Does this sound familiar?

Here are two paragraphs from page 602 of The American Experiment: A History of the United States, vol. 1, 2nd ed., by Gillon and Matson, 2006. Change the names a little bit and you have a newspaper article:

The Democratic Party met in Chicago in August [1864], proclaimed the war a failure, demanded an immediate cessation of hostilities, and called for the restoration of the Union by means of a negotiated peace. They nominated the former head of the Army of the Potomac, General George McClellan. Many in the South rejoiced at McClellan's nomination--"the first ray of real light," said Vice President Stephens, "since the war began."

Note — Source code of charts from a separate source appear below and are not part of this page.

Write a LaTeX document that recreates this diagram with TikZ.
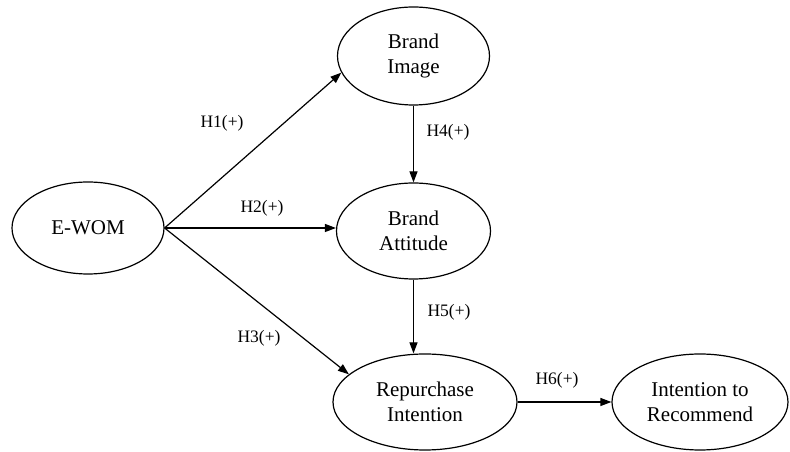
\documentclass[tikz,border=0pt]{standalone}
\usepackage{fontspec}
\setmainfont{Liberation Serif}
\usetikzlibrary{shapes.geometric,arrows.meta}
\begin{document}
\begin{tikzpicture}[x=1pt,y=1pt,
  construct/.style={draw,ellipse,line width=1.2pt,inner sep=0pt,align=center,
    font=\fontsize{21}{25}\selectfont},
  path/.style={line width=1.2pt,-{Triangle[length=11pt,width=8pt]}},
  hyp/.style={font=\fontsize{17.5}{20}\selectfont}]
\useasboundingbox (0,0) rectangle (790,452);
% constructs
\node[construct,minimum width=152pt,minimum height=92pt] (ewom) at (88,224) {E-WOM};
\node[construct,minimum width=152pt,minimum height=98pt] (bimg) at (413.5,396) {Brand\\Image};
\node[construct,minimum width=154pt,minimum height=96pt] (batt) at (413.5,221) {Brand\\Attitude};
\node[construct,minimum width=184pt,minimum height=96pt] (rep) at (425,50) {Repurchase\\Intention};
\node[construct,minimum width=176pt,minimum height=96pt] (itr) at (700,50) {Intention to\\Recommend};
% hypothesised paths
\draw[path] (ewom.east) -- (bimg.193);
\draw[path] (ewom.east) -- (ewom.east -| batt.west);
\draw[path] (ewom.east) -- (rep.160);
\draw[path] (bimg.south) -- (batt.north);
\draw[path] (batt.south) -- (batt.south |- rep.north);
\draw[path] (rep.east) -- (itr.west);
% path labels
\node[hyp] (h1) at (222,329) {H1(+)};
\node[hyp] (h2) at (262,244) {H2(+)};
\node[hyp] (h3) at (259,114) {H3(+)};
\node[hyp] (h4) at (448,320) {H4(+)};
\node[hyp] (h5) at (449,140) {H5(+)};
\node[hyp] (h6) at (557,72) {H6(+)};
\end{tikzpicture}
\end{document}
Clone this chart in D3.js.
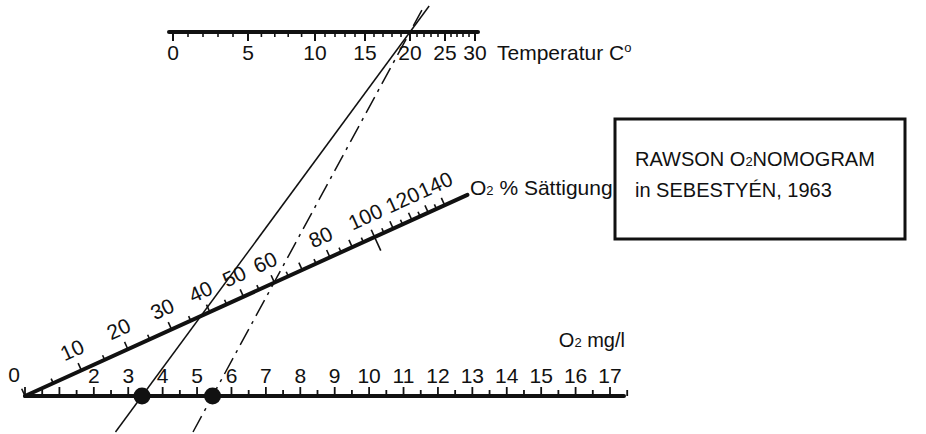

Democrats, early in the campaign at least, hoped to capitalize on the war weariness that was sweeping across the North. They made much of Lincoln's arbitrary use of executive power and the infringement of civil liberties. They objected to the unfairness of the draft. They accused the Republican Congress of rewarding northeastern businessmen at the expense of midwestern farmers by enacting protective tariffs, handing out railroad subsidies, and creating a national banking system. The Democrats endlessly harped on the antiblack theme, protesting that the Lincoln administration had changed the war for union into a war for emancipation. If Lincoln was reelected, they charged, Republicans were planning to amalgamate the black and white races. The word miscegenation (race mixing) made its first appearance in an 1864 campaign document.